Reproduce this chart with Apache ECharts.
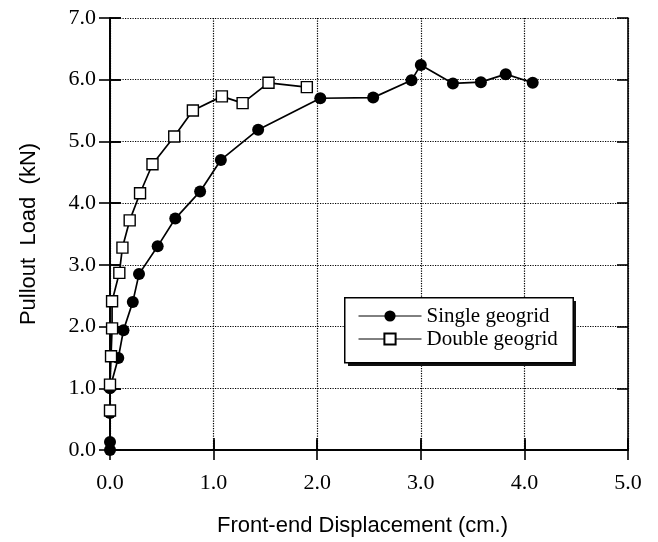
<!DOCTYPE html>
<html>
<head>
<meta charset="utf-8">
<script src="https://cdn.jsdelivr.net/npm/echarts@6/dist/echarts.min.js"></script>
<style>
  html, body { margin: 0; padding: 0; background: #fff; }
  #chart { width: 658px; height: 542px; }
</style>
</head>
<body>
<div id="chart"></div>
<script>
// Pullout test: load vs. front-end displacement
const seriesNames = ['Single geogrid', 'Double geogrid'];
const singleX = [0.0, 0.0, 0.0, 0.0, 0.08, 0.13, 0.22, 0.28, 0.46, 0.63, 0.87, 1.07, 1.43, 2.03, 2.54, 2.91, 3.0, 3.31, 3.58, 3.82, 4.08];
const singleY = [0.0, 0.13, 0.6, 1.0, 1.49, 1.94, 2.4, 2.85, 3.3, 3.75, 4.19, 4.7, 5.19, 5.7, 5.71, 5.99, 6.24, 5.94, 5.96, 6.09, 5.95];
const doubleX = [0.0, 0.0, 0.01, 0.02, 0.02, 0.09, 0.12, 0.19, 0.29, 0.41, 0.62, 0.8, 1.08, 1.28, 1.53, 1.9];
const doubleY = [0.64, 1.06, 1.52, 1.97, 2.41, 2.87, 3.28, 3.72, 4.16, 4.63, 5.08, 5.5, 5.73, 5.62, 5.95, 5.88];
const xTicks = [0, 1, 2, 3, 4, 5];
const yTicks = [0, 1, 2, 3, 4, 5, 6, 7];

const SERIF = 'Liberation Serif';
const SANS = 'Liberation Sans';

const pairs = (xs, ys) => xs.map((x, i) => [x, ys[i]]);

const xMin = xTicks[0], xMax = xTicks[xTicks.length - 1];
const yMin = yTicks[0], yMax = yTicks[yTicks.length - 1];

const dotted = { show: true, lineStyle: { color: '#000', width: 1.2, type: [1.2, 1.3] } };
const axisLine = { show: true, lineStyle: { color: '#000', width: 1.6 } };

function xAxisDef(pos, tickInside, withLabels, withGrid) {
  return {
    type: 'value', position: pos, min: xMin, max: xMax, interval: 1,
    axisLine: axisLine,
    axisTick: { show: true, inside: tickInside, length: pos === 'top' ? 12 : 10, lineStyle: { color: '#000', width: 1.6 } },
    axisLabel: withLabels ? {
      show: true, margin: 22, color: '#000', fontFamily: SERIF, fontSize: 22,
      formatter: v => v.toFixed(1)
    } : { show: false },
    splitLine: withGrid ? dotted : { show: false }
  };
}
function yAxisDef(pos, tickInside, withLabels, withGrid) {
  return {
    type: 'value', position: pos, min: yMin, max: yMax, interval: 1,
    axisLine: axisLine,
    axisTick: { show: true, inside: tickInside, length: 11, lineStyle: { color: '#000', width: 1.6 } },
    axisLabel: withLabels ? {
      show: true, margin: 14, color: '#000', fontFamily: SERIF, fontSize: 22,
      formatter: v => v.toFixed(1)
    } : { show: false },
    splitLine: withGrid ? dotted : { show: false }
  };
}

const xMain = xAxisDef('bottom', false, true, true);
xMain.name = 'Front-end Displacement (cm.)';
xMain.nameLocation = 'middle';
xMain.nameGap = 65;
xMain.nameTextStyle = { fontFamily: SANS, fontSize: 22, color: '#000', padding: [0, 13, 0, 0] };

const yMain = yAxisDef('left', false, true, true);
yMain.name = 'Pullout  Load  (kN)';
yMain.nameLocation = 'middle';
yMain.nameGap = 70;
yMain.nameTextStyle = { fontFamily: SANS, fontSize: 22, color: '#000' };

const chart = echarts.init(document.getElementById('chart'), null, { renderer: 'canvas' });
chart.setOption({
  animation: false,
  backgroundColor: '#fff',
  grid: { left: 110, top: 18, width: 518, height: 432, containLabel: false },
  xAxis: [
    xMain,
    xAxisDef('bottom', true, false, false),
    xAxisDef('top', false, false, false)
  ],
  yAxis: [
    yMain,
    yAxisDef('left', true, false, false),
    yAxisDef('right', false, false, false),
    yAxisDef('right', true, false, false)
  ],
  // legend frame with a solid drop shadow
  graphic: [
    { type: 'rect', z: 3, left: 348, top: 301, shape: { width: 228, height: 65 }, style: { fill: '#111' } },
    { type: 'rect', z: 3, left: 344, top: 297, shape: { width: 228.5, height: 65 }, style: { fill: '#fff', stroke: '#000', lineWidth: 1.5 } }
  ],
  legend: {
    orient: 'vertical',
    left: 344, top: 297,
    padding: [8, 14, 11, 14],
    itemGap: 1,
    itemWidth: 63, itemHeight: 14,
    lineStyle: { width: 1, color: '#000' },
    textStyle: { fontFamily: SERIF, fontSize: 21, color: '#000', lineHeight: 22 },
    data: seriesNames
  },
  series: [
    {
      name: seriesNames[0], type: 'line', xAxisIndex: 0, yAxisIndex: 0,
      data: pairs(singleX, singleY),
      symbol: 'circle', symbolSize: 12,
      itemStyle: { color: '#000' },
      lineStyle: { color: '#000', width: 1.7 },
      z: 3
    },
    {
      name: seriesNames[1], type: 'line', xAxisIndex: 0, yAxisIndex: 0,
      data: pairs(doubleX, doubleY),
      symbol: 'rect', symbolSize: 11,
      itemStyle: { color: '#fff', borderColor: '#000', borderWidth: 1.4 },
      lineStyle: { color: '#000', width: 1.7 },
      z: 4
    }
  ]
});
</script>
</body>
</html>
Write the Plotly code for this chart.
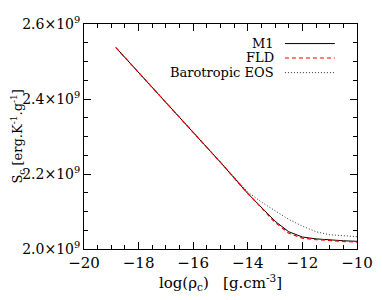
import plotly.graph_objects as go

# Data
log_rho = [-18.83, -18.0, -17.0, -16.0, -15.0, -14.0, -13.5, -13.0, -12.5, -12.0, -11.5, -11.0, -10.5, -10.0]
s_m1 = [2.537e9, 2.471e9, 2.391e9, 2.311e9, 2.231e9, 2.148e9, 2.112e9, 2.074e9, 2.046e9, 2.032e9, 2.027e9, 2.024e9, 2.022e9, 2.0205e9]
s_fld = [2.537e9, 2.471e9, 2.391e9, 2.311e9, 2.231e9, 2.148e9, 2.110e9, 2.071e9, 2.042e9, 2.029e9, 2.025e9, 2.023e9, 2.020e9, 2.018e9]
s_baro = [2.537e9, 2.471e9, 2.391e9, 2.311e9, 2.231e9, 2.152e9, 2.125e9, 2.101e9, 2.079e9, 2.061e9, 2.046e9, 2.038e9, 2.035e9, 2.033e9]

y_ticks = [2.0e9, 2.2e9, 2.4e9, 2.6e9]
y_tick_labels = ["2.0×10<sup>9</sup>", "2.2×10<sup>9</sup>", "2.4×10<sup>9</sup>", "2.6×10<sup>9</sup>"]
x_ticks = [-20, -18, -16, -14, -12, -10]
x_tick_labels = ["−20", "−18", "−16", "−14", "−12", "−10"]
legend_names = ["M1", "FLD", "Barotropic EOS"]

FONT = "DejaVu Serif, Liberation Serif, serif"

fig = go.Figure()
fig.add_trace(go.Scatter(x=log_rho, y=s_baro, mode="lines", name=legend_names[2],
                         line=dict(color="#333333", width=1, dash="1px,2px")))
fig.add_trace(go.Scatter(x=log_rho, y=s_m1, mode="lines", name=legend_names[0],
                         line=dict(color="black", width=1)))
fig.add_trace(go.Scatter(x=log_rho, y=s_fld, mode="lines", name=legend_names[1],
                         line=dict(color="red", width=1.2, dash="4px,3px")))

axis_common = dict(
    showline=True, linecolor="black", linewidth=1, mirror="ticks",
    ticks="inside", tickcolor="black", ticklen=7, tickwidth=1,
    showgrid=False, zeroline=False, automargin=False,
)

fig.update_xaxes(
    range=[-20, -10], tickvals=x_ticks, ticktext=x_tick_labels,
    tickfont=dict(family=FONT, size=15, color="black"),
    minor=dict(ticks="inside", dtick=0.5, ticklen=4, tickcolor="black", showgrid=False),
    title=dict(text="log(ρ<sub>c</sub>)   [g.cm<sup>-3</sup>]", font=dict(family=FONT, size=15, color="black"), standoff=1),
    **axis_common,
)
fig.update_yaxes(
    range=[2.0e9, 2.6e9], tickvals=y_ticks, ticktext=y_tick_labels,
    tickfont=dict(family=FONT, size=14, color="black"),
    minor=dict(ticks="inside", dtick=0.05e9, ticklen=4, tickcolor="black", showgrid=False),
    **axis_common,
)

# Y-axis title as a rotated annotation, placed like the reference
fig.add_annotation(xref="paper", yref="paper", x=-0.245, y=0.5, textangle=-90,
                   text="S<sub>c</sub> [erg.K<sup>-1</sup>.g<sup>-1</sup>]", showarrow=False,
                   xanchor="center", yanchor="middle",
                   font=dict(family=FONT, size=13, color="black"))

# Legend drawn IDL-style: text on the left, line sample on the right
leg_y = [0.913, 0.849, 0.784]
leg_styles = [dict(color="black", width=1),
              dict(color="red", width=1.2, dash="4px,3px"),
              dict(color="#333333", width=1, dash="1px,2px")]
for name, yy, st in zip(legend_names, leg_y, leg_styles):
    fig.add_annotation(xref="paper", yref="paper", x=0.70, y=yy, text=name, showarrow=False,
                       xanchor="right", yanchor="middle", borderpad=0,
                       font=dict(family=FONT, size=13, color="black"))
    fig.add_shape(type="line", xref="paper", yref="paper", x0=0.736, x1=0.919, y0=yy, y1=yy, line=st)

# The page body adds an 8px margin, so the figure is 8px smaller to fit the window
fig.update_layout(
    width=374, height=292,
    margin=dict(l=76, r=25, t=16, b=51),
    plot_bgcolor="white", paper_bgcolor="white",
    showlegend=False,
    font=dict(family=FONT, size=15, color="black"),
)

fig.write_html("out.html")
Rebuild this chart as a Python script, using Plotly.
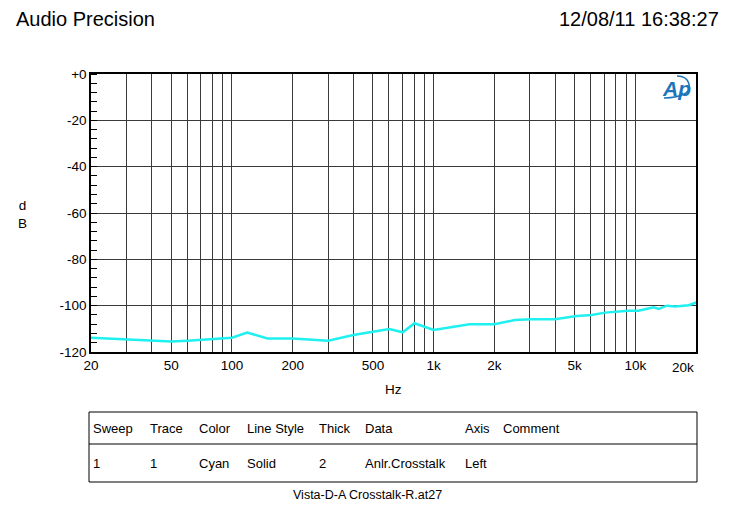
import plotly.graph_objects as go

# ---- data ----
freq_hz = [20, 30, 40, 50, 60, 70, 80, 90, 100, 119, 150, 200, 300, 400, 500, 603,
           703, 803, 1000, 1507, 2000, 2524, 3055, 3990, 5120, 6080, 7080, 9250,
           10370, 11200, 12330, 13040, 14350, 15780, 18400, 20230]
crosstalk_db = [-113.8, -114.5, -115.0, -115.5, -115.1, -114.7, -114.2, -113.9, -113.8,
                -111.6, -114.2, -114.2, -115.1, -112.7, -111.2, -110.1, -111.5, -107.6,
                -110.5, -108.0, -108.0, -106.2, -105.9, -105.9, -104.5, -104.0, -103.0,
                -102.2, -102.2, -101.6, -100.7, -101.4, -100.0, -100.4, -99.8, -98.5]

x_grid = [20, 30, 40, 50, 60, 70, 80, 90, 100, 200, 300, 400, 500, 600, 700, 800, 900,
          1000, 2000, 3000, 4000, 5000, 6000, 7000, 8000, 9000, 10000, 20000]
x_labels = {20: "20", 50: "50", 100: "100", 200: "200", 500: "500", 1000: "1k",
            2000: "2k", 5000: "5k", 10000: "10k"}
y_ticks = [0, -20, -40, -60, -80, -100, -120]
y_ticklabels = ["+0", "-20", "-40", "-60", "-80", "-100", "-120"]

table_header = ["Sweep", "Trace", "Color", "Line Style", "Thick", "Data", "Axis", "Comment"]
table_row = ["1", "1", "Cyan", "Solid", "2", "Anlr.Crosstalk", "Left", ""]
col_px = [91, 148, 197, 245, 317, 363, 463, 501]

W, H = 738, 505
L, R, T, B = 91, 696, 74, 352
FONT = "Liberation Sans, Arial, sans-serif"

def px(x):
    return (x - L) / (R - L)

def py(y):
    return (B - y) / (B - T)

fig = go.Figure()
fig.add_trace(go.Scatter(x=freq_hz, y=crosstalk_db, mode="lines",
                         line=dict(color="#1FF0F0", width=2.5), showlegend=False,
                         hoverinfo="skip"))

fig.update_layout(
    width=W, height=H,
    margin=dict(l=L, r=W - R, t=T, b=H - B),
    paper_bgcolor="white", plot_bgcolor="white",
    font=dict(family=FONT, size=13.5, color="black"),
    xaxis=dict(type="log", range=[1.30103, 4.30103],
               tickvals=x_grid,
               ticktext=[x_labels.get(v, "") for v in x_grid],
               showgrid=True, gridcolor="#3a3a3a", gridwidth=1,
               showline=True, linecolor="black", linewidth=1.5, mirror=True,
               ticks="", tickfont=dict(size=13.5), zeroline=False),
    yaxis=dict(range=[-120, 0], tickvals=y_ticks, ticktext=y_ticklabels,
               showgrid=True, gridcolor="#3a3a3a", gridwidth=1,
               showline=True, linecolor="black", linewidth=1.5, mirror=True,
               ticks="", tickfont=dict(size=13.5), zeroline=False,
               minor=dict(dtick=4, ticks="inside", ticklen=6, tickcolor="black",
                          showgrid=False)),
)

ann = []
ann.append(dict(text="Audio Precision", x=px(14), y=py(19), xref="paper", yref="paper",
                xanchor="left", yanchor="middle", showarrow=False, font=dict(size=20)))
ann.append(dict(text="12/08/11 16:38:27", x=px(721), y=py(19), xref="paper", yref="paper",
                xanchor="right", yanchor="middle", showarrow=False, font=dict(size=20)))
ann.append(dict(text="d<br>B", x=px(22), y=py(214), xref="paper", yref="paper",
                xanchor="center", yanchor="middle", showarrow=False, font=dict(size=13.5)))
ann.append(dict(text="Hz", x=px(393), y=py(389), xref="paper", yref="paper",
                xanchor="center", yanchor="middle", showarrow=False, font=dict(size=13.5)))
ann.append(dict(text="20k", x=4.30103, y=py(367), xref="x", yref="paper",
                xanchor="right", yanchor="middle", showarrow=False, font=dict(size=13.5)))
ann.append(dict(text="<i><b>Ap</b></i>", x=px(676), y=py(88), xref="paper", yref="paper",
                xanchor="center", yanchor="middle", showarrow=False,
                font=dict(size=21, color="#1B75BB")))
for xp, h, r in zip(col_px, table_header, table_row):
    ann.append(dict(text=h, x=px(xp), y=py(428), xref="paper", yref="paper",
                    xanchor="left", yanchor="middle", showarrow=False, font=dict(size=13)))
    if r:
        ann.append(dict(text=r, x=px(xp), y=py(463), xref="paper", yref="paper",
                        xanchor="left", yanchor="middle", showarrow=False, font=dict(size=13)))
ann.append(dict(text="Vista-D-A Crosstalk-R.at27", x=px(367), y=py(495), xref="paper",
                yref="paper", xanchor="center", yanchor="middle", showarrow=False,
                font=dict(size=12.5)))

shapes = [
    dict(type="rect", xref="paper", yref="paper", x0=px(89), x1=px(697),
         y0=py(412), y1=py(482), line=dict(color="black", width=1)),
    dict(type="line", xref="paper", yref="paper", x0=px(89), x1=px(697),
         y0=py(444), y1=py(444), line=dict(color="black", width=1)),
    dict(type="path", xref="paper", yref="paper",
         path=f"M {px(664)} {py(98)} Q {px(692)} {py(97)} {px(689)} {py(84)} Q {px(687)} {py(76)} {px(677)} {py(76)}",
         line=dict(color="#1B75BB", width=1.5)),
]

fig.update_layout(annotations=ann, shapes=shapes)
fig.write_html("out.html", config={"displayModeBar": False},
               post_script="document.body.style.margin='0';document.body.style.overflow='hidden';")
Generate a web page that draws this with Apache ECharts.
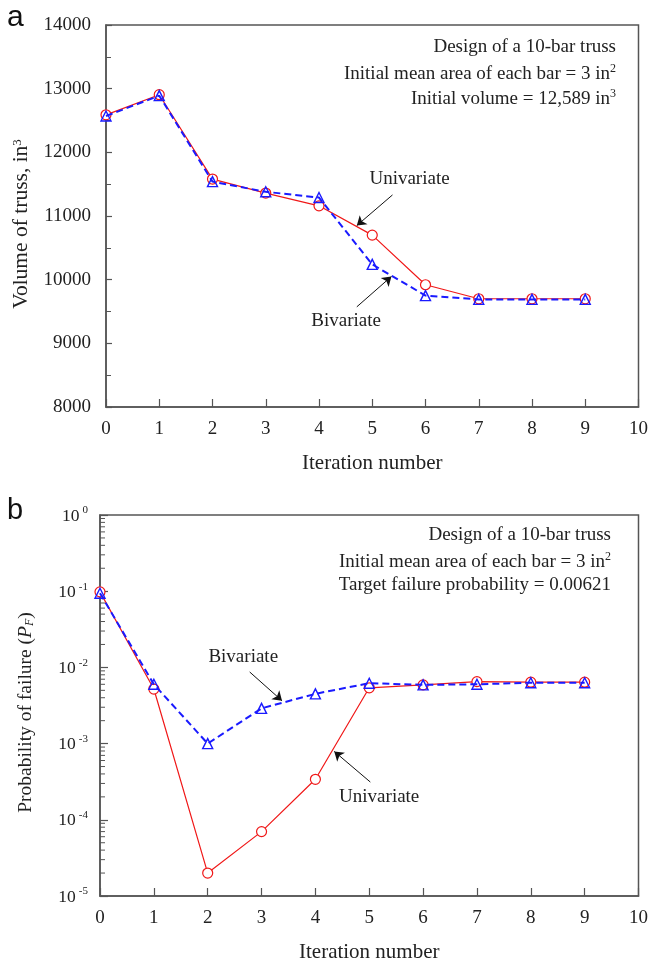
<!DOCTYPE html>
<html>
<head>
<meta charset="utf-8">
<script src="https://cdn.jsdelivr.net/npm/echarts@6/dist/echarts.min.js"></script>
<style>
  html, body { margin: 0; padding: 0; background: #fff; }
  #main { width: 651px; height: 966px; }
</style>
</head>
<body>
<div id="main"></div>
<script>
// iteration numbers shared by both panels
const iterations = [0, 1, 2, 3, 4, 5, 6, 7, 8, 9]

// panel a: volume of truss (in^3)
const volumeUni = [12589, 12905, 11580, 11360, 11160, 10700, 9920, 9700, 9700, 9700]
const volumeBi = [12570, 12890, 11540, 11380, 11290, 10240, 9750, 9690, 9690, 9690]

// panel b: probability of failure
const pfUni = [0.098, 0.0052, 0.00002, 0.00007, 0.00034, 0.0054, 0.0059, 0.0065, 0.0064, 0.0064]
const pfBi = [0.094, 0.006, 0.001, 0.0029, 0.0045, 0.0062, 0.0059, 0.006, 0.0063, 0.0063]

// text in the upper right corners
const notesA = ['Design of a 10-bar truss', 'Initial mean area of each bar = 3 in{sup|2}', 'Initial volume = 12,589 in{sup|3}']
const notesB = ['Design of a 10-bar truss', 'Initial mean area of each bar = 3 in{sup|2}', 'Target failure probability = 0.00621']

// log minor ticks (2..9 x 10^k)
const logMinorTicks = []
for (let k = -5; k < 0; k++) {
  for (let m = 2; m <= 9; m++) logMinorTicks.push(m * Math.pow(10, k))
}

const serif = 'Liberation Serif'
const ink = '#222'
const axisInk = '#555'

const pair = (xs, ys) => xs.map((x, i) => [x, ys[i]])

const uniStyle = {
  type: 'line',
  symbol: 'circle',
  symbolSize: 10,
  showAllSymbol: true,
  lineStyle: { color: '#f01818', width: 1.2 },
  itemStyle: { color: '#fff', borderColor: '#f01818', borderWidth: 1.2 },
  z: 3,
}
const biStyle = {
  type: 'line',
  symbol: 'triangle',
  symbolSize: 10,
  showAllSymbol: true,
  lineStyle: { color: '#1a1aff', width: 2, type: [7, 4] },
  itemStyle: { color: 'rgba(0,0,0,0)', borderColor: '#1a1aff', borderWidth: 1.4 },
  z: 4,
}

const arrow = (from, to) => ({
  silent: true,
  symbol: ['none', 'arrow'],
  symbolSize: 9,
  label: { show: false },
  lineStyle: { color: '#111', width: 1, type: 'solid' },
  data: [[{ coord: from }, { coord: to }]],
})
const note = (text, coord) => ({
  silent: true,
  symbol: 'circle',
  symbolSize: 2,
  itemStyle: { color: 'rgba(0,0,0,0)' },
  label: { show: true, position: 'inside', formatter: text, fontFamily: serif, fontSize: 19, color: ink },
  data: [{ coord: coord }],
})

// one right-aligned text element per line
const cornerText = (lines, right, top) => lines.map((t, i) => ({
  type: 'text',
  right: right,
  top: top + i * 25,
  style: {
    text: t,
    fontFamily: serif, fontSize: 19, fill: ink,
    rich: { sup: { fontFamily: serif, fontSize: 12, fill: ink, verticalAlign: 'top', lineHeight: 22 } },
  },
}))

const xAxisBase = {
  type: 'value',
  min: 0,
  max: 10,
  interval: 1,
  name: 'Iteration number',
  nameLocation: 'middle',
  nameGap: 46,
  nameTextStyle: { fontFamily: serif, fontSize: 21, color: ink },
  axisLine: { lineStyle: { color: axisInk, width: 1.5 } },
  axisTick: { inside: true, length: 8, lineStyle: { color: axisInk, width: 1.2 } },
  axisLabel: { fontFamily: serif, fontSize: 19, color: ink, margin: 13 },
  splitLine: { show: false },
}

const chart = echarts.init(document.getElementById('main'), null, { renderer: 'canvas' })

const option = {
  animation: false,
  backgroundColor: '#fff',
  grid: [
    { left: 106, top: 25, width: 533, height: 382, show: true, borderColor: axisInk, borderWidth: 1.5, backgroundColor: 'transparent' },
    { left: 100, top: 515, width: 540, height: 381, show: true, borderColor: axisInk, borderWidth: 1.5, backgroundColor: 'transparent' },
  ],
  xAxis: [
    Object.assign({ gridIndex: 0 }, xAxisBase),
    Object.assign({ gridIndex: 1 }, xAxisBase),
  ],
  yAxis: [
    {
      gridIndex: 0,
      type: 'value',
      min: 8000,
      max: 14000,
      interval: 1000,
      name: 'Volume of truss, in{sup|3}',
      nameLocation: 'middle',
      nameGap: 70,
      nameTextStyle: {
        fontFamily: serif, fontSize: 21.5, color: ink, padding: [0, 16, 0, 0],
        rich: { sup: { fontFamily: serif, fontSize: 13, color: ink, verticalAlign: 'top', lineHeight: 12 } },
      },
      axisLine: { lineStyle: { color: axisInk, width: 1.5 } },
      axisTick: { inside: true, length: 6, lineStyle: { color: axisInk, width: 1.2 } },
      minorTick: { show: true, splitNumber: 2, length: 5, lineStyle: { color: axisInk, width: 1 } },
      axisLabel: { fontFamily: serif, fontSize: 19, color: ink, margin: 15, formatter: v => String(v) },
      splitLine: { show: false },
      minorSplitLine: { show: false },
    },
    {
      gridIndex: 1,
      type: 'log',
      logBase: 10,
      min: 0.00001,
      max: 1,
      name: 'Probability of failure ({i|P}{sub|F})',
      nameLocation: 'middle',
      nameGap: 64,
      nameTextStyle: {
        fontFamily: serif, fontSize: 19.5, color: ink, padding: [0, 14, 0, 0],
        rich: {
          i: { fontFamily: serif, fontSize: 19.5, fontStyle: 'italic', color: ink },
          sub: { fontFamily: serif, fontSize: 12, fontStyle: 'italic', color: ink, verticalAlign: 'bottom' },
        },
      },
      axisLine: { lineStyle: { color: axisInk, width: 1.5 } },
      axisTick: { inside: true, length: 8, lineStyle: { color: axisInk, width: 1.2 } },
      axisLabel: {
        color: ink, margin: 12,
        formatter: v => {
          const e = Math.round(Math.log10(v))
          return '{base|10}{sup|' + (e < 0 ? '-' + (-e) : e) + '}'
        },
        rich: {
          base: { fontFamily: serif, fontSize: 17.5, color: ink, verticalAlign: 'bottom', lineHeight: 20 },
          sup: { fontFamily: serif, fontSize: 11, color: ink, verticalAlign: 'top', lineHeight: 13, padding: [0, 0, 0, 3] },
        },
      },
      splitLine: { show: false },
    },
  ],
  graphic: [
    { type: 'text', left: 7, top: 3, style: { text: 'a', fontFamily: 'Liberation Sans', fontSize: 30, fill: '#111' } },
    { type: 'text', left: 7, top: 496, style: { text: 'b', fontFamily: 'Liberation Sans', fontSize: 29, fill: '#111' } },
  ].concat(cornerText(notesA, 35, 38), cornerText(notesB, 40, 526)),
  series: [
    Object.assign({}, uniStyle, {
      name: 'Univariate', xAxisIndex: 0, yAxisIndex: 0,
      data: pair(iterations, volumeUni),
      markLine: arrow([5.38, 11331], [4.71, 10850]),
      markPoint: note('Univariate', [5.7, 11582]),
    }),
    Object.assign({}, biStyle, {
      name: 'Bivariate', xAxisIndex: 0, yAxisIndex: 0,
      data: pair(iterations, volumeBi),
      markLine: arrow([4.71, 9573], [5.36, 10050]),
      markPoint: note('Bivariate', [4.51, 9358]),
    }),
    Object.assign({}, uniStyle, {
      name: 'Univariate', xAxisIndex: 1, yAxisIndex: 1,
      data: pair(iterations, pfUni),
      markLine: arrow([5.02, 0.000313], [4.35, 0.00079]),
      markPoint: note('Univariate', [5.185, 0.000199]),
    }),
    Object.assign({}, biStyle, {
      name: 'Bivariate', xAxisIndex: 1, yAxisIndex: 1,
      data: pair(iterations, pfBi),
      markLine: arrow([2.78, 0.00871], [3.38, 0.00365]),
      markPoint: note('Bivariate', [2.66, 0.01368]),
    }),
    {
      type: 'custom',
      xAxisIndex: 1, yAxisIndex: 1,
      silent: true,
      clip: false,
      data: logMinorTicks.map(v => [0, v]),
      renderItem: (params, api) => {
        const p = api.coord([0, api.value(1)])
        return {
          type: 'line',
          shape: { x1: p[0], y1: p[1], x2: p[0] + 5, y2: p[1] },
          style: { stroke: axisInk, lineWidth: 1 },
        }
      },
      z: 1,
    },
  ],
}

chart.setOption(option)
</script>
</body>
</html>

* * * * *

GIVEN INSTRUCTION:
Return only the lines running from the start of the entries above to the line that contains "const yMin = yTicks[0], yMax", inclusive, and omit every picture.

SOLVED EXERCISE:
Reproduce this chart with Apache ECharts.
<!DOCTYPE html>
<html>
<head>
<meta charset="utf-8">
<script src="https://cdn.jsdelivr.net/npm/echarts@6/dist/echarts.min.js"></script>
<style>
  html, body { margin: 0; padding: 0; background: #fff; }
  #chart { width: 658px; height: 542px; }
</style>
</head>
<body>
<div id="chart"></div>
<script>
// Pullout test: load vs. front-end displacement
const seriesNames = ['Single geogrid', 'Double geogrid'];
const singleX = [0.0, 0.0, 0.0, 0.0, 0.08, 0.13, 0.22, 0.28, 0.46, 0.63, 0.87, 1.07, 1.43, 2.03, 2.54, 2.91, 3.0, 3.31, 3.58, 3.82, 4.08];
const singleY = [0.0, 0.13, 0.6, 1.0, 1.49, 1.94, 2.4, 2.85, 3.3, 3.75, 4.19, 4.7, 5.19, 5.7, 5.71, 5.99, 6.24, 5.94, 5.96, 6.09, 5.95];
const doubleX = [0.0, 0.0, 0.01, 0.02, 0.02, 0.09, 0.12, 0.19, 0.29, 0.41, 0.62, 0.8, 1.08, 1.28, 1.53, 1.9];
const doubleY = [0.64, 1.06, 1.52, 1.97, 2.41, 2.87, 3.28, 3.72, 4.16, 4.63, 5.08, 5.5, 5.73, 5.62, 5.95, 5.88];
const xTicks = [0, 1, 2, 3, 4, 5];
const yTicks = [0, 1, 2, 3, 4, 5, 6, 7];

const SERIF = 'Liberation Serif';
const SANS = 'Liberation Sans';

const pairs = (xs, ys) => xs.map((x, i) => [x, ys[i]]);

const xMin = xTicks[0], xMax = xTicks[xTicks.length - 1];
const yMin = yTicks[0], yMax = yTicks[yTicks.length - 1];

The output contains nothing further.